There is more than enough to see, do and explore in Cape Town to keep a visitor – or indeed a local – occupied for weeks. Venture a little outside the city though and you open up a whole new world of options.
One of those is the chance to see sharks, which I did on the previous day. After that adrenaline rush (it took me a while to return to normality after that close encounter) I opted to travel to nearby Stellenbosch, where life is a little more sedate. Mainly because people are sloshed on wine…
That’s harsh. Tourists are sloshed on wine. This university town is the heartland of the South African wine industry. Over 160 vineyards are packed into this small area of southwestern Africa, owing to the favourable climate and soil. The attraction to visitors is that many of these wine producers open their doors during the day for tasting sessions.
Obviously being truly fair and visiting all 160+ wineries is not possible on one trip. What most people do is hop on a tour which takes you to a few of the vineyards, allowing you plenty of tantalising tasting whilst ensuring you get home safely.

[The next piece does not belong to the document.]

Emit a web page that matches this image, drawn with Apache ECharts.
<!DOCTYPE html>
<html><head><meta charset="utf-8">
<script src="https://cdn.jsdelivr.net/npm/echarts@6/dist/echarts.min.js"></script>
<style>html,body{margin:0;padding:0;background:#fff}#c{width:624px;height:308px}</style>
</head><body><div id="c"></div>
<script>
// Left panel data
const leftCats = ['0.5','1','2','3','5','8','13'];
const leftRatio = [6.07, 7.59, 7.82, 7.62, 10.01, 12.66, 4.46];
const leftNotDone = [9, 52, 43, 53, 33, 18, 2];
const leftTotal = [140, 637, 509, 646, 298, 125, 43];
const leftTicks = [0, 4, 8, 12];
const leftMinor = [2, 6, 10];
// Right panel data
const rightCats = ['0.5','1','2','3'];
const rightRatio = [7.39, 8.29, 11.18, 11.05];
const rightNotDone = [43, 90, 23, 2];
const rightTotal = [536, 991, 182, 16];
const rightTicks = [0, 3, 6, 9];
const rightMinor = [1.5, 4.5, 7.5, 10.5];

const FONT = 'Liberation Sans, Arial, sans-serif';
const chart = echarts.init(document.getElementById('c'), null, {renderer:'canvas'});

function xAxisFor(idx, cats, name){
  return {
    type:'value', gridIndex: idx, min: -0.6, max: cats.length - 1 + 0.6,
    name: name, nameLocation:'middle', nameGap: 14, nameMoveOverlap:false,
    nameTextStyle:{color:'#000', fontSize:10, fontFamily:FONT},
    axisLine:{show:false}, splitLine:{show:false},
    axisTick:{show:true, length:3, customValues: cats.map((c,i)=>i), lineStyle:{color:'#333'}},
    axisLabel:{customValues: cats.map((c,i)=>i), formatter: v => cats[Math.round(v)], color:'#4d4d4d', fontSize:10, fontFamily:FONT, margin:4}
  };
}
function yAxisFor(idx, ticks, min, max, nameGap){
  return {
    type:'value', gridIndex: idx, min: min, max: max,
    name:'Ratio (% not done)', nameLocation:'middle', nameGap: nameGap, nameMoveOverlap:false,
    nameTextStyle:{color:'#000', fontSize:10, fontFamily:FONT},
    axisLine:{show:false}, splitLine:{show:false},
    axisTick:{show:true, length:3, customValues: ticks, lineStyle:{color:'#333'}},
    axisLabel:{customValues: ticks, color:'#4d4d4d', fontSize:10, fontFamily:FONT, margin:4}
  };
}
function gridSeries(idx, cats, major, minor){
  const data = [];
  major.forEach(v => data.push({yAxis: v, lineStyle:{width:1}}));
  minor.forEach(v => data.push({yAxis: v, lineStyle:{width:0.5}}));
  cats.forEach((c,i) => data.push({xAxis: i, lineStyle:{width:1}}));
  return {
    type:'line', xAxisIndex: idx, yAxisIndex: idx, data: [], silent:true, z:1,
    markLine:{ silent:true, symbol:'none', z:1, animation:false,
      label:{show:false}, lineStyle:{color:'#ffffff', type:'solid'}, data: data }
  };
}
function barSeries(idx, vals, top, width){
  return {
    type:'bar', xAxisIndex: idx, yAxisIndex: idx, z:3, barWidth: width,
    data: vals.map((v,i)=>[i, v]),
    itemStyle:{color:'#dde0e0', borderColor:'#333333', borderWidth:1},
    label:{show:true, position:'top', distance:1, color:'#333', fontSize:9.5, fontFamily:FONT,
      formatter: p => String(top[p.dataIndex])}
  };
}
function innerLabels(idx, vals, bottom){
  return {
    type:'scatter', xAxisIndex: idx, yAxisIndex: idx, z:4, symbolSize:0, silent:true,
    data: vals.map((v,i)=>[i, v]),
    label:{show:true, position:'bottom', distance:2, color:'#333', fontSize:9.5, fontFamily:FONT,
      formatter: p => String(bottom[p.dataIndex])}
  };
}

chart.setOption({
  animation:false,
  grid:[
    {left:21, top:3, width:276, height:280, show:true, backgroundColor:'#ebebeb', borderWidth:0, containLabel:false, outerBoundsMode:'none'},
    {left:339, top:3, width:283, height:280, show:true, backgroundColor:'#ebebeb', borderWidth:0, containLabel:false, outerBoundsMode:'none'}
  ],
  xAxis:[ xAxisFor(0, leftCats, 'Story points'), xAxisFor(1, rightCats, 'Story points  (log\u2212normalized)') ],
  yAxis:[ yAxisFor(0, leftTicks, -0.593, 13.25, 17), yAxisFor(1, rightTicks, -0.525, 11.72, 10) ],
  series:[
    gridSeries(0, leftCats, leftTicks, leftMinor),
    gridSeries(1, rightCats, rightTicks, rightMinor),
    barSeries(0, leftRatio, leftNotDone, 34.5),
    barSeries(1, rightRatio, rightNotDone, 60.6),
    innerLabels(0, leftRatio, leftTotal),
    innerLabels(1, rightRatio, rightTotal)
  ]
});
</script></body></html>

I did this tour on the 17th. Those who know me may be aware that my birthday was the day before. I played the ‘It’s my birthday’ card and was given a free – and rather large – glass of red wine by a wine bar in the town centre. I was surprised at how trusting they were: no proof needed. The tip I left for the waiter who sorted it out probably equalled the glass of red (wine is cheap here) but the season of giving was very much alive in Stellenbosch, which was much appreciated.
The town itself is very pleasant and quite quiet, though I’m guessing that changes during academic term time.
Back to the main theme, though. We visited four vineyards during course of a sedate Saturday late morning and afternoon, tasting a variety of reds, whites and specials whilst enjoying stunning views.
Aside from getting positively squiffy, I did learn a thing or two about wine tasting. What wine to pair with what food, what reds are ‘heavier’ than others, tasting by breathing in with the wine in your mouth to oxidise it, and so on.
I would laugh if anyone called me a connoisseur, however. I’m sure most of you would as well. The vast majority of the wines I tried – and there were over 20 in total – were all splendid. I wouldn’t be able to pick favourites or justify why I feel one is better than another. I’d happily have any of them if they ended up at my table in a restaurant.
A wine tour in the Winelands region is highly recommended. It’s very good value (assuming you don’t give in to temptation and start buying bottles), great fun and educational enough to make you feel that little bit smarter. Until you stumble off the bus, at least.